21.2 Such communication will be deemed to have been received when delivered by hand during standard office hours, by signed receipt when submitted by Special Delivery or within 5 (five) working days when despatched by first class post.

22. RESOLUTION OF DISPUTE

22.1 Where dispute or differences arise between FGD and the Client in respect of the Agreement then the Parties will endeavour to resolve such dispute by working together in good faith without recourse to formal proceedings.

22.2 If the key representatives are unable to resolve the dispute or differences within 30 (thirty) working days then either Party may refer the matter to its senior management.

22.3 Neither Party will commence formal proceedings until all reasonable efforts have been made to resolve the dispute or differences.

22.4 Nothing in the Agreement will prevent either Party carrying out formal proceedings in order to protect Intellectual Property Rights or Confidential Information.
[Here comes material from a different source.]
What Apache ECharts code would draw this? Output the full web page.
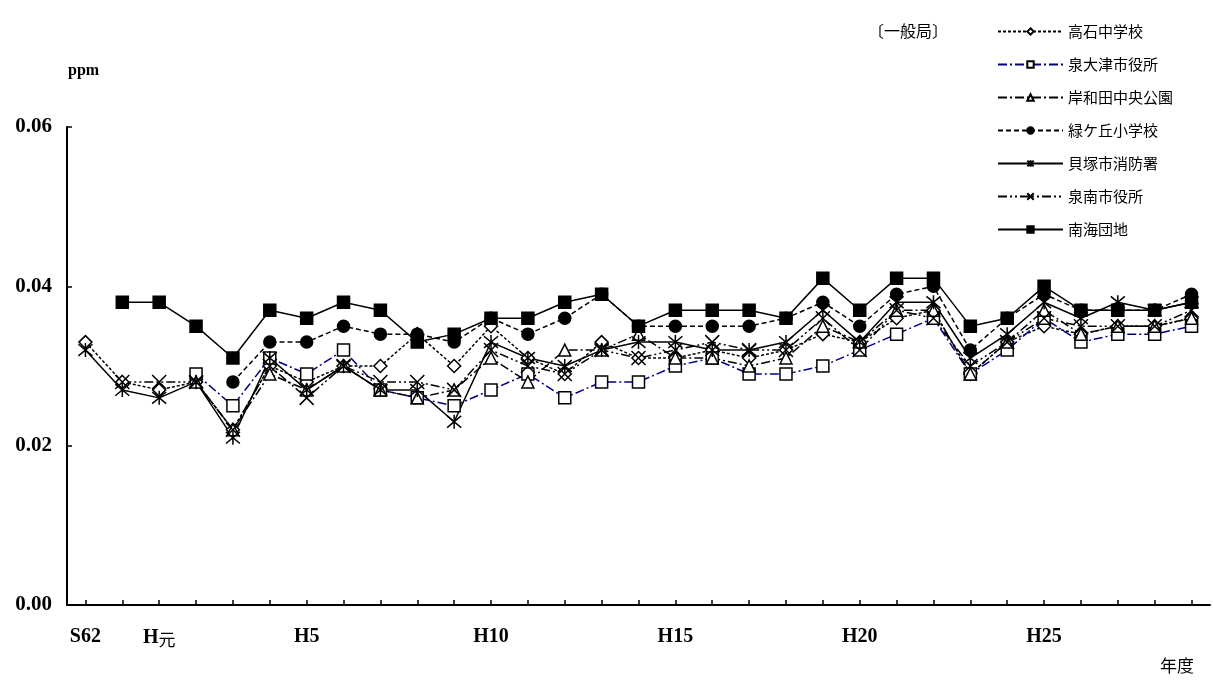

22.5 If the Parties are unable to resolve the dispute or differences then they may progress to mediation through formal proceedings.  Neither Party may unreasonably withhold its agreement to such proceedings.

22.6 If either Party refuses to comply with formal proceedings and of the dispute or differences are not resolved within 60 (sixty) working days then either Party may commence proceedings in accordance with Clause 23.

23.  BRIBERY PREVENTION MEASURES

23.1 FGD hereby agrees that:

23.1.1 it will comply with applicable law, and with all regulations, codes and sanctions that have legal effect relating to anti-bribery and anti-corruption including but not limited to the UK Bribery Act 2010 (the "Anti-Bribery Law");

23.1.2 it will comply with its anti-bribery policy as may be amended from time to time;

23.1.3 it will procure that any person who performs or has performed services for or on its behalf ("Associated Person") in connection with this Agreement complies with applicable Anti-Bribery Laws;

23.1.4 it has and will maintain in place effective accounting procedures and internal controls necessary to record all expenditure in connection with this Agreement;

23.1.5 from time to time, at the reasonable request of the Client it will confirm in writing that it has complied with its obligations under this Clause 23 and will (subject to confidentiality restrictions) provide any information reasonably requested by the Client in support of such compliance;

23.1.6 it shall notify the Client as soon as practicable of any breach of any of the obligations contained within this Clause 23 of which it becomes aware.

Breach of any of the obligations in this Clause 23 shall be deemed to be a material breach of the Agreement.

24.  GOVERNING LAW

24.1 The Agreement and any non-contractual obligations arising out of or in connection with this Agreement shall be governed by and shall be construed in accordance with the laws of England and Wales.